This may look like a cartoon because it's animated and starts off with a story, but it quickly reveals itself for what it is: a sales pitch for retailers to stock up on Stokely/Van Camp Foods.
The story involves an old small-grocery store owner, "Mr. Fuddle," who is an unhappy man. The "unknown" brands of products he's trying to sell at his store provide a bigger profit margin but no one buys them and he's in trouble with the bank. "Mr. Squeeze," the bank owner who looks like "Oil Can Harry" in the silent era with the long mustache, also wants Fuddle's daughter Anne for himself. If I get your daughter, your finance problem is solved, he tells the old man. The innocent sweet Anne is a woman in a predicament, and wants to help her father but she's in love with Joe, the good guy clerk of the store.
This is a half-hour "cartoon." The next 20 minutes is the sales pitch as "Easy Does It," a leprechaun-type little guys pops up out of nowhere, takes Joe on a time-travel back to the beginning of the Stokley/Van Camp company and how they became famous.
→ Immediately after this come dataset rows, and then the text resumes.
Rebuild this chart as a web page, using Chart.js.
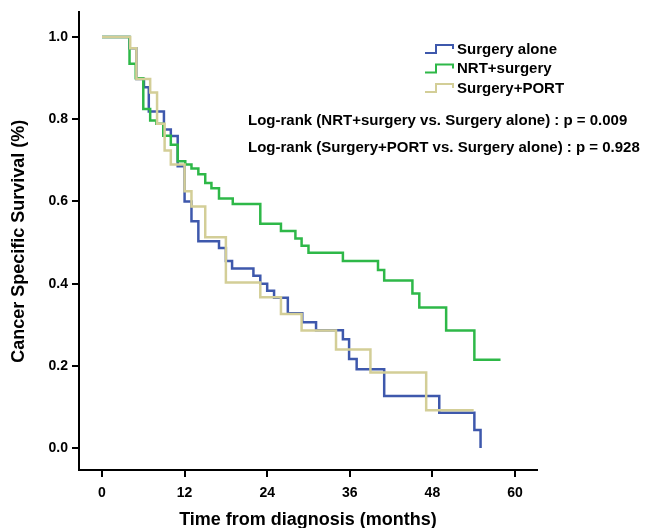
<!DOCTYPE html>
<html>
<head>
<meta charset="utf-8">
<script src="https://cdn.jsdelivr.net/npm/chart.js@4/dist/chart.umd.min.js"></script>
<style>
  html, body { margin: 0; padding: 0; background: #fff; }
  #wrap { width: 646px; height: 528px; }
</style>
</head>
<body>
<div id="wrap"><canvas id="c" width="646" height="528"></canvas></div>
<script>
// ---- data (months, survival proportion) ----
const seriesLabels = ['Surgery alone', 'NRT+surgery', 'Surgery+PORT'];

const surgeryAloneTime = [0, 4.0, 5.0, 6.1, 6.8, 9.0, 10.0, 11.0, 12.0, 13.0, 14.0, 17.0, 18.0, 18.9, 22.0, 23.0, 24.0, 25.0, 27.0, 29.1, 31.1, 35.0, 35.9, 37.0, 41.0, 49.0, 54.1, 55.0];
const surgeryAloneSurv = [1.0, 0.973, 0.898, 0.878, 0.819, 0.775, 0.759, 0.686, 0.600, 0.552, 0.503, 0.487, 0.455, 0.437, 0.419, 0.400, 0.383, 0.366, 0.328, 0.306, 0.287, 0.265, 0.217, 0.192, 0.127, 0.086, 0.044, 0.0];

const nrtSurgeryTime = [0, 4.0, 4.9, 6.0, 7.0, 7.9, 8.9, 10.0, 11.0, 12.1, 13.0, 14.0, 15.0, 15.9, 17.0, 19.0, 23.0, 26.0, 28.1, 29.0, 30.0, 35.0, 40.1, 41.0, 45.1, 46.1, 50.0, 54.1, 57.9];
const nrtSurgerySurv = [1.0, 0.935, 0.900, 0.825, 0.797, 0.789, 0.760, 0.738, 0.698, 0.690, 0.680, 0.666, 0.645, 0.632, 0.607, 0.594, 0.546, 0.528, 0.510, 0.492, 0.475, 0.455, 0.433, 0.408, 0.376, 0.342, 0.286, 0.215, 0.215];

const surgeryPortTime = [0, 4.1, 5.0, 7.0, 8.0, 9.1, 10.0, 12.0, 13.0, 15.0, 18.0, 23.0, 26.0, 29.0, 34.0, 39.0, 47.1, 54.0];
const surgeryPortSurv = [1.0, 0.973, 0.898, 0.865, 0.789, 0.724, 0.690, 0.625, 0.588, 0.513, 0.403, 0.367, 0.326, 0.286, 0.240, 0.184, 0.092, 0.092];

const xTickValues = [0, 12, 24, 36, 48, 60];
const yTickValues = [0, 0.2, 0.4, 0.6, 0.8, 1.0];

const logRankLines = [
  'Log-rank (NRT+surgery vs. Surgery alone) : p = 0.009',
  'Log-rank (Surgery+PORT vs. Surgery alone) : p = 0.928'
];

const colors = ['#3E58AC', '#2EB848', '#D3CE97'];

function pts(t, s) { return t.map((v, i) => ({ x: v, y: s[i] })); }

const FONT = '"Liberation Sans", Arial, Helvetica, sans-serif';

const kmLegend = {
  id: 'kmLegend',
  afterDraw(chart) {
    const ctx = chart.ctx;
    ctx.save();
    chart.data.datasets.forEach((ds, i) => {
      const y = 49 + i * 19.5;
      ctx.strokeStyle = ds.borderColor;
      ctx.lineWidth = 2;
      ctx.beginPath();
      ctx.moveTo(425, y + 4);
      ctx.lineTo(436, y + 4);
      ctx.lineTo(436, y - 4);
      ctx.lineTo(453, y - 4);
      ctx.lineTo(453, y);
      ctx.stroke();
      ctx.fillStyle = '#000';
      ctx.font = 'bold 15px ' + FONT;
      ctx.textBaseline = 'middle';
      ctx.textAlign = 'left';
      ctx.fillText(ds.label, 457, y + 0.5);
    });
    ctx.font = 'bold 15px ' + FONT;
    ctx.fillStyle = '#000';
    ctx.textBaseline = 'middle';
    logRankLines.forEach((txt, i) => {
      ctx.fillText(txt, 248, 121 + i * 27);
    });
    ctx.restore();
  }
};

new Chart(document.getElementById('c'), {
  type: 'line',
  data: {
    datasets: [
      { label: seriesLabels[0], data: pts(surgeryAloneTime, surgeryAloneSurv), borderColor: colors[0], order: 3 },
      { label: seriesLabels[1], data: pts(nrtSurgeryTime, nrtSurgerySurv), borderColor: colors[1], order: 2 },
      { label: seriesLabels[2], data: pts(surgeryPortTime, surgeryPortSurv), borderColor: colors[2], order: 1 }
    ].map(d => Object.assign(d, { stepped: 'before', borderWidth: 2.5, pointRadius: 0, fill: false, tension: 0, backgroundColor: d.borderColor }))
  },
  options: {
    responsive: false,
    animation: false,
    devicePixelRatio: 1,
    layout: { padding: { top: 10, right: 109, left: 0, bottom: 0 } },
    plugins: { legend: { display: false }, tooltip: { enabled: false } },
    scales: {
      x: {
        type: 'linear',
        min: -3.34,
        max: 63.2,
        afterFit(scale) { scale.height = 58; },
        afterBuildTicks(scale) { scale.ticks = xTickValues.map(v => ({ value: v })); },
        border: { display: true, color: '#000', width: 2 },
        grid: { drawOnChartArea: false, drawTicks: true, color: '#000', lineWidth: 2, tickLength: 7 },
        ticks: { color: '#000', font: { family: FONT, size: 14, weight: 'bold' }, padding: 8, maxRotation: 0, autoSkip: false },
        title: { display: true, text: 'Time from diagnosis (months)', color: '#000', font: { family: FONT, size: 18, weight: 'bold', lineHeight: 0.9 }, padding: 0 }
      },
      y: {
        type: 'linear',
        min: -0.0533,
        max: 1.06,
        afterFit(scale) { scale.width = 79; },
        afterBuildTicks(scale) { scale.ticks = yTickValues.map(v => ({ value: v })); },
        border: { display: true, color: '#000', width: 2 },
        grid: { drawOnChartArea: false, drawTicks: true, color: '#000', lineWidth: 2, tickLength: 7 },
        ticks: { color: '#000', font: { family: FONT, size: 14, weight: 'bold' }, padding: 4, callback: v => Number(v).toFixed(1) },
        title: { display: true, text: 'Cancer Specific Survival (%)', color: '#000', font: { family: FONT, size: 18, weight: 'bold', lineHeight: 1.2 }, padding: { top: 8, bottom: 0 } }
      }
    }
  },
  plugins: [kmLegend]
});
</script>
</body>
</html>
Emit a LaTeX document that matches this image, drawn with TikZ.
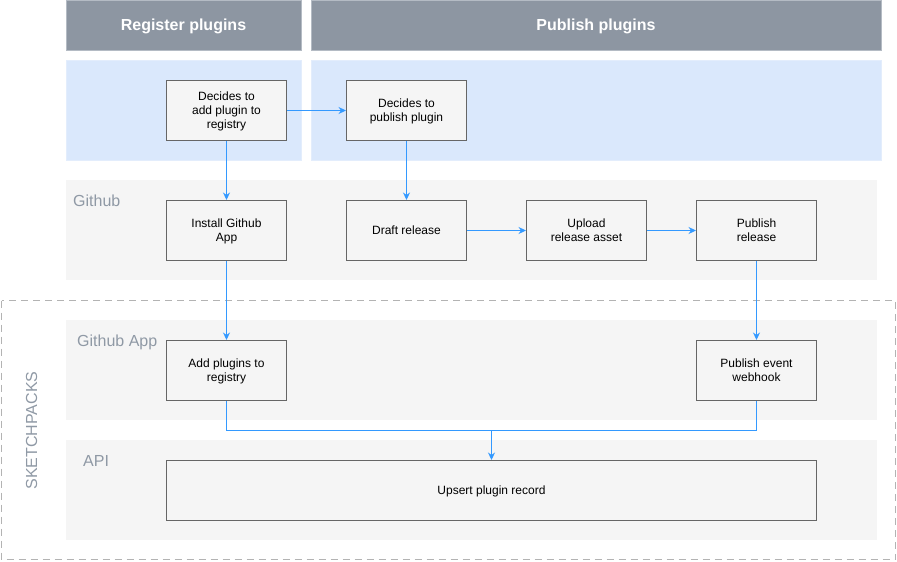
\documentclass[tikz,border=0pt]{standalone}
\usepackage{fontspec}
\setmainfont{Liberation Sans}
\usetikzlibrary{arrows.meta}
\definecolor{hdrfill}{HTML}{8D96A2}
\definecolor{hdrdraw}{HTML}{B4BBC4}
\definecolor{bluefill}{HTML}{DAE8FC}
\definecolor{bluedraw}{HTML}{E3EDFC}
\definecolor{greyband}{HTML}{F5F5F5}
\definecolor{boxdraw}{HTML}{666666}
\definecolor{arrowc}{HTML}{3399FF}
\definecolor{labelc}{HTML}{8F99A5}
\definecolor{dashc}{HTML}{B3B3B3}
\tikzset{
  stepbox/.style={draw=boxdraw, fill=greyband, line width=1pt, minimum width=120pt, minimum height=60pt, inner sep=2pt, align=center, text depth=0pt, font=\fontsize{12}{14}\selectfont},
  conn/.style={draw=arrowc, line width=1pt},
  arr/.style={conn, -{Stealth[length=7.5pt,width=7pt,inset=2.5pt]}},
  hdrtext/.style={text=white, font=\fontsize{16}{19}\selectfont\bfseries, anchor=base},
  lanelabel/.style={text=labelc, font=\fontsize{16}{19}\selectfont, anchor=base west, inner sep=0pt},
}
\begin{document}
\begin{tikzpicture}[x=1pt,y=-1pt]
\useasboundingbox (0,0) rectangle (897,562);
% headers
\draw[fill=hdrfill, draw=hdrdraw, line width=1pt] (66.5,0.5) rectangle (301.5,50.5);
\draw[fill=hdrfill, draw=hdrdraw, line width=1pt] (311.5,0.5) rectangle (881.5,50.5);
\node[hdrtext] (hreg) at (183.5,30.5) {Register plugins};
\node[hdrtext] (hpub) at (596,30.5) {Publish plugins};
% blue bands
\draw[fill=bluefill, draw=bluedraw, line width=1pt] (66.5,60.5) rectangle (301.5,160.5);
\draw[fill=bluefill, draw=bluedraw, line width=1pt] (311.5,60.5) rectangle (881.5,160.5);
% grey bands
\fill[greyband] (66,180) rectangle (877,280);
\fill[greyband] (66,320) rectangle (877,420);
\fill[greyband] (66,440) rectangle (877,540);
% dashed container
\draw[dashc, line width=1.5pt, dash pattern=on 7pt off 5pt] (1.5,300.5) rectangle (895.5,559.5);
% lane labels
\node[lanelabel] (lgithub) at (73,206.5) {Github};
\node[lanelabel] (lapp) at (77,346.5) {Github App};
\node[lanelabel] (lapi) at (83,466) {API};
\node[text=labelc, font=\fontsize{16}{19}\selectfont, rotate=90, inner sep=0pt] (lsk) at (31.7,430.5) {SKETCHPACKS};
% boxes
\node[stepbox] (dadd) at (226.5,110.5) {Decides to\\add plugin to\\registry};
\node[stepbox] (dpub) at (406.5,110.5) {Decides to\\publish plugin};
\node[stepbox] (install) at (226.5,230.5) {Install Github\\App};
\node[stepbox] (draft) at (406.5,230.5) {Draft release};
\node[stepbox] (upload) at (586.5,230.5) {Upload\\release asset};
\node[stepbox] (pubrel) at (756.5,230.5) {Publish\\release};
\node[stepbox] (addreg) at (226.5,370.5) {Add plugins to\\registry};
\node[stepbox] (webhook) at (756.5,370.5) {Publish event\\webhook};
\node[stepbox, minimum width=650pt] (upsert) at (491.5,490.5) {Upsert plugin record};
% connectors
\draw[arr] (dadd.east) -- (dpub.west);
\draw[arr] (dadd.south) -- (install.north);
\draw[arr] (dpub.south) -- (draft.north);
\draw[arr] (draft.east) -- (upload.west);
\draw[arr] (upload.east) -- (pubrel.west);
\draw[arr] (install.south) -- (addreg.north);
\draw[arr] (pubrel.south) -- (webhook.north);
\coordinate (merge) at (491.5,430.5);
\draw[conn] (addreg.south) |- (merge) -| (webhook.south);
\draw[arr] (merge) -- (upsert.north);
\end{tikzpicture}
\end{document}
We then how and why the company has the best products and why it pays retailers to stock name brands over unknown brands, blah, blah, blah.
The story finishes up back with the romance you know all will work out in the end thanks to those wonderful products of Stokley/Van Camp.
So - you've been warned: watching this is a total waste of a half-hour viewing time and why this is included in some of these DVDs (at least two I know of) as great unknown or banned cartoon is a mystery. The only thing it should be "banned" for is boredom.
I only give it points for the artwork, which is above-average for something like this, and the only reason I stuck with it all the way through.